• **INSTRUCTIONS TO FOLLOW**
Go through the listing and set it down exactly, leaving out its pictures.

--------------------

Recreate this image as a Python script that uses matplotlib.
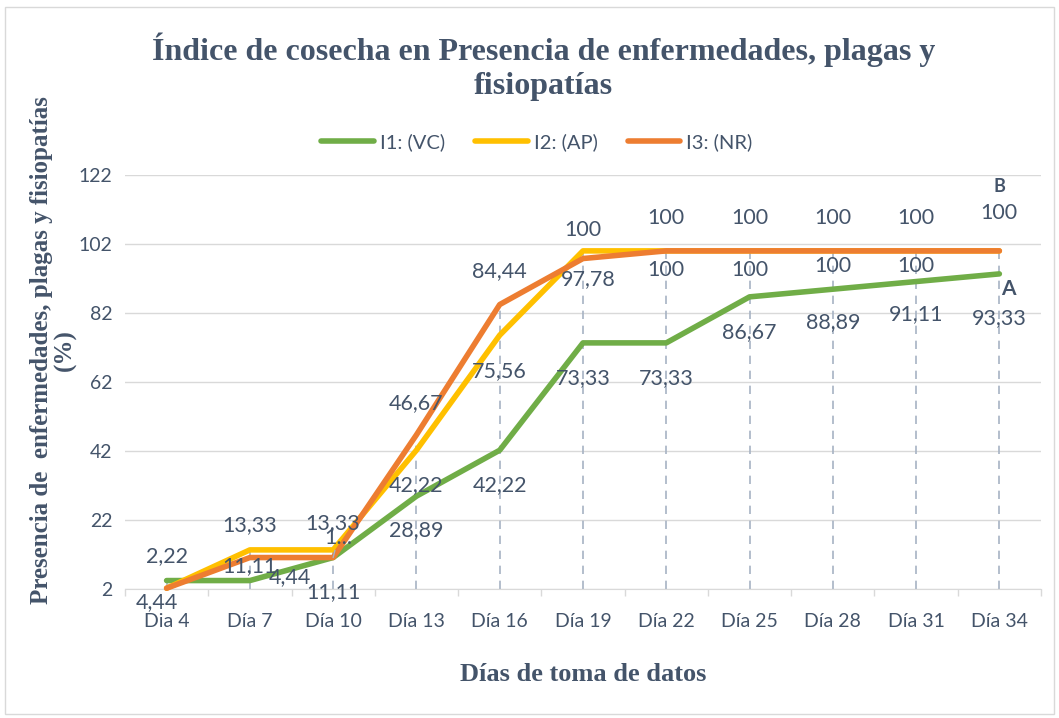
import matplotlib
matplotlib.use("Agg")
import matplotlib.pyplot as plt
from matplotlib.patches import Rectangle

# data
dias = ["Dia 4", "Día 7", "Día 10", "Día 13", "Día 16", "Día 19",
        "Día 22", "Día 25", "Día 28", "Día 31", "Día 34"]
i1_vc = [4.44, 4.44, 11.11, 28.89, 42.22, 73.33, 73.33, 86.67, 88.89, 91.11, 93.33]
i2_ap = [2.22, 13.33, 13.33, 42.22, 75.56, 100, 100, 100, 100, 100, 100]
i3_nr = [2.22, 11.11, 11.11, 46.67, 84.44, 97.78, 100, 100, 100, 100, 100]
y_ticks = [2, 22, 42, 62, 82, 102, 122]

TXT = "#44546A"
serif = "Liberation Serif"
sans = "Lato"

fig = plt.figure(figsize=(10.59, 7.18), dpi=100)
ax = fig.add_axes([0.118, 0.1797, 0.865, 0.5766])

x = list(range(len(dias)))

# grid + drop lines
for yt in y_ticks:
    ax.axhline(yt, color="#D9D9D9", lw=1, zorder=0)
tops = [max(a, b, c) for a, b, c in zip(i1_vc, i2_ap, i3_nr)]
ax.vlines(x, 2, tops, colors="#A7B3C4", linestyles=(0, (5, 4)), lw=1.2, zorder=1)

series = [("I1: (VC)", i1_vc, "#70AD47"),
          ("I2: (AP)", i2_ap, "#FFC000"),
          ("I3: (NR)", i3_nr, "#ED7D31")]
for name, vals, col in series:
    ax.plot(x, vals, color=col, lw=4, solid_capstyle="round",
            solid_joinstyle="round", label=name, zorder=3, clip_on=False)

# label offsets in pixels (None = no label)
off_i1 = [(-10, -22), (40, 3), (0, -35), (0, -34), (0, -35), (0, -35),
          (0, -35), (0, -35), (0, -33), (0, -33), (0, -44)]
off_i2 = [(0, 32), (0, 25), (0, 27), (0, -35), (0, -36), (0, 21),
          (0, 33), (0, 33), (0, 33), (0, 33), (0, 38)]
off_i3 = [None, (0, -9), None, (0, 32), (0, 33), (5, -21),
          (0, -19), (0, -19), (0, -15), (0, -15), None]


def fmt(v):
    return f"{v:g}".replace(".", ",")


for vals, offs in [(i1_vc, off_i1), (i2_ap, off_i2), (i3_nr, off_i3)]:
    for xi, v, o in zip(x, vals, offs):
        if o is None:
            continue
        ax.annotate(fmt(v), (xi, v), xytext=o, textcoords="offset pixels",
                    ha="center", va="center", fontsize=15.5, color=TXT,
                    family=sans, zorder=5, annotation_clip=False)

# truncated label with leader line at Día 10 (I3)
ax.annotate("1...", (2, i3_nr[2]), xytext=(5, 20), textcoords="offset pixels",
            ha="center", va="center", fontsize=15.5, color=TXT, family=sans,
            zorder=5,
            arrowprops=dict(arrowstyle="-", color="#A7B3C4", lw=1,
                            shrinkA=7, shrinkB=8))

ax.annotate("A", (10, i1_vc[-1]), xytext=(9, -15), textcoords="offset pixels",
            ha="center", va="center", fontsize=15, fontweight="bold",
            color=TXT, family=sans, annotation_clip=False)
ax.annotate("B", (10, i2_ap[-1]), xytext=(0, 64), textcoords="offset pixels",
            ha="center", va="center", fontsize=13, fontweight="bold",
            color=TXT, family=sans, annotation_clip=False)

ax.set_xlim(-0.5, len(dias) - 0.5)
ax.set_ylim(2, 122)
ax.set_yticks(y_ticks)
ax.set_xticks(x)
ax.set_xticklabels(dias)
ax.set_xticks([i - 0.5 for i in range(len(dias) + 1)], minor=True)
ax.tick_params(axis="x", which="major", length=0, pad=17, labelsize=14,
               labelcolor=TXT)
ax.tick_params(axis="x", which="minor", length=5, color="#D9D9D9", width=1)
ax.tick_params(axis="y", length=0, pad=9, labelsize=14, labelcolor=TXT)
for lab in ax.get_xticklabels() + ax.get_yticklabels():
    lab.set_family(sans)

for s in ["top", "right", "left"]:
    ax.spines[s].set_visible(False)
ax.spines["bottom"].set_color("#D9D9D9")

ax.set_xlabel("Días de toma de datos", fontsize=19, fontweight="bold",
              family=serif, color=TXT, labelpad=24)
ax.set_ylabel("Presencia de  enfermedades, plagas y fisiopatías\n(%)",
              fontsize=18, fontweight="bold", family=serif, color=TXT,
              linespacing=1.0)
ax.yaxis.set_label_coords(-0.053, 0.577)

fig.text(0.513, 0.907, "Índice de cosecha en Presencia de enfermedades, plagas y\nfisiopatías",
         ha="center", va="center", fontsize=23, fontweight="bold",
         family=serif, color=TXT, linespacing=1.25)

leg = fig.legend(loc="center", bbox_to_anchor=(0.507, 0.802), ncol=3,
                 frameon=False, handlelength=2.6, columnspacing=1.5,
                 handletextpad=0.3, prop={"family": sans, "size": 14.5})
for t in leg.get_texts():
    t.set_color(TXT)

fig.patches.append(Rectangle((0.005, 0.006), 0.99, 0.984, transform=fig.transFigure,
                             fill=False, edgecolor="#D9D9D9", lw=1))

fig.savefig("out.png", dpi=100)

--------------------

• **THE RESPONSE**
Recreate this image as a Python script that uses matplotlib.
import matplotlib
matplotlib.use("Agg")
import matplotlib.pyplot as plt
from matplotlib.patches import Rectangle

# data
dias = ["Dia 4", "Día 7", "Día 10", "Día 13", "Día 16", "Día 19",
        "Día 22", "Día 25", "Día 28", "Día 31", "Día 34"]
i1_vc = [4.44, 4.44, 11.11, 28.89, 42.22, 73.33, 73.33, 86.67, 88.89, 91.11, 93.33]
i2_ap = [2.22, 13.33, 13.33, 42.22, 75.56, 100, 100, 100, 100, 100, 100]
i3_nr = [2.22, 11.11, 11.11, 46.67, 84.44, 97.78, 100, 100, 100, 100, 100]
y_ticks = [2, 22, 42, 62, 82, 102, 122]

TXT = "#44546A"
serif = "Liberation Serif"
sans = "Lato"

fig = plt.figure(figsize=(10.59, 7.18), dpi=100)
ax = fig.add_axes([0.118, 0.1797, 0.865, 0.5766])

x = list(range(len(dias)))

# grid + drop lines
for yt in y_ticks:
    ax.axhline(yt, color="#D9D9D9", lw=1, zorder=0)
tops = [max(a, b, c) for a, b, c in zip(i1_vc, i2_ap, i3_nr)]
ax.vlines(x, 2, tops, colors="#A7B3C4", linestyles=(0, (5, 4)), lw=1.2, zorder=1)

series = [("I1: (VC)", i1_vc, "#70AD47"),
          ("I2: (AP)", i2_ap, "#FFC000"),
          ("I3: (NR)", i3_nr, "#ED7D31")]
for name, vals, col in series:
    ax.plot(x, vals, color=col, lw=4, solid_capstyle="round",
            solid_joinstyle="round", label=name, zorder=3, clip_on=False)

# label offsets in pixels (None = no label)
off_i1 = [(-10, -22), (40, 3), (0, -35), (0, -34), (0, -35), (0, -35),
          (0, -35), (0, -35), (0, -33), (0, -33), (0, -44)]
off_i2 = [(0, 32), (0, 25), (0, 27), (0, -35), (0, -36), (0, 21),
          (0, 33), (0, 33), (0, 33), (0, 33), (0, 38)]
off_i3 = [None, (0, -9), None, (0, 32), (0, 33), (5, -21),
          (0, -19), (0, -19), (0, -15), (0, -15), None]


def fmt(v):
    return f"{v:g}".replace(".", ",")


for vals, offs in [(i1_vc, off_i1), (i2_ap, off_i2), (i3_nr, off_i3)]:
    for xi, v, o in zip(x, vals, offs):
        if o is None:
            continue
        ax.annotate(fmt(v), (xi, v), xytext=o, textcoords="offset pixels",
                    ha="center", va="center", fontsize=15.5, color=TXT,
                    family=sans, zorder=5, annotation_clip=False)

# truncated label with leader line at Día 10 (I3)
ax.annotate("1...", (2, i3_nr[2]), xytext=(5, 20), textcoords="offset pixels",
            ha="center", va="center", fontsize=15.5, color=TXT, family=sans,
            zorder=5,
            arrowprops=dict(arrowstyle="-", color="#A7B3C4", lw=1,
                            shrinkA=7, shrinkB=8))

ax.annotate("A", (10, i1_vc[-1]), xytext=(9, -15), textcoords="offset pixels",
            ha="center", va="center", fontsize=15, fontweight="bold",
            color=TXT, family=sans, annotation_clip=False)
ax.annotate("B", (10, i2_ap[-1]), xytext=(0, 64), textcoords="offset pixels",
            ha="center", va="center", fontsize=13, fontweight="bold",
            color=TXT, family=sans, annotation_clip=False)

ax.set_xlim(-0.5, len(dias) - 0.5)
ax.set_ylim(2, 122)
ax.set_yticks(y_ticks)
ax.set_xticks(x)
ax.set_xticklabels(dias)
ax.set_xticks([i - 0.5 for i in range(len(dias) + 1)], minor=True)
ax.tick_params(axis="x", which="major", length=0, pad=17, labelsize=14,
               labelcolor=TXT)
ax.tick_params(axis="x", which="minor", length=5, color="#D9D9D9", width=1)
ax.tick_params(axis="y", length=0, pad=9, labelsize=14, labelcolor=TXT)
for lab in ax.get_xticklabels() + ax.get_yticklabels():
    lab.set_family(sans)

for s in ["top", "right", "left"]:
    ax.spines[s].set_visible(False)
ax.spines["bottom"].set_color("#D9D9D9")

ax.set_xlabel("Días de toma de datos", fontsize=19, fontweight="bold",
              family=serif, color=TXT, labelpad=24)
ax.set_ylabel("Presencia de  enfermedades, plagas y fisiopatías\n(%)",
              fontsize=18, fontweight="bold", family=serif, color=TXT,
              linespacing=1.0)
ax.yaxis.set_label_coords(-0.053, 0.577)

fig.text(0.513, 0.907, "Índice de cosecha en Presencia de enfermedades, plagas y\nfisiopatías",
         ha="center", va="center", fontsize=23, fontweight="bold",
         family=serif, color=TXT, linespacing=1.25)

leg = fig.legend(loc="center", bbox_to_anchor=(0.507, 0.802), ncol=3,
                 frameon=False, handlelength=2.6, columnspacing=1.5,
                 handletextpad=0.3, prop={"family": sans, "size": 14.5})
for t in leg.get_texts():
    t.set_color(TXT)

fig.patches.append(Rectangle((0.005, 0.006), 0.99, 0.984, transform=fig.transFigure,
                             fill=False, edgecolor="#D9D9D9", lw=1))

fig.savefig("out.png", dpi=100)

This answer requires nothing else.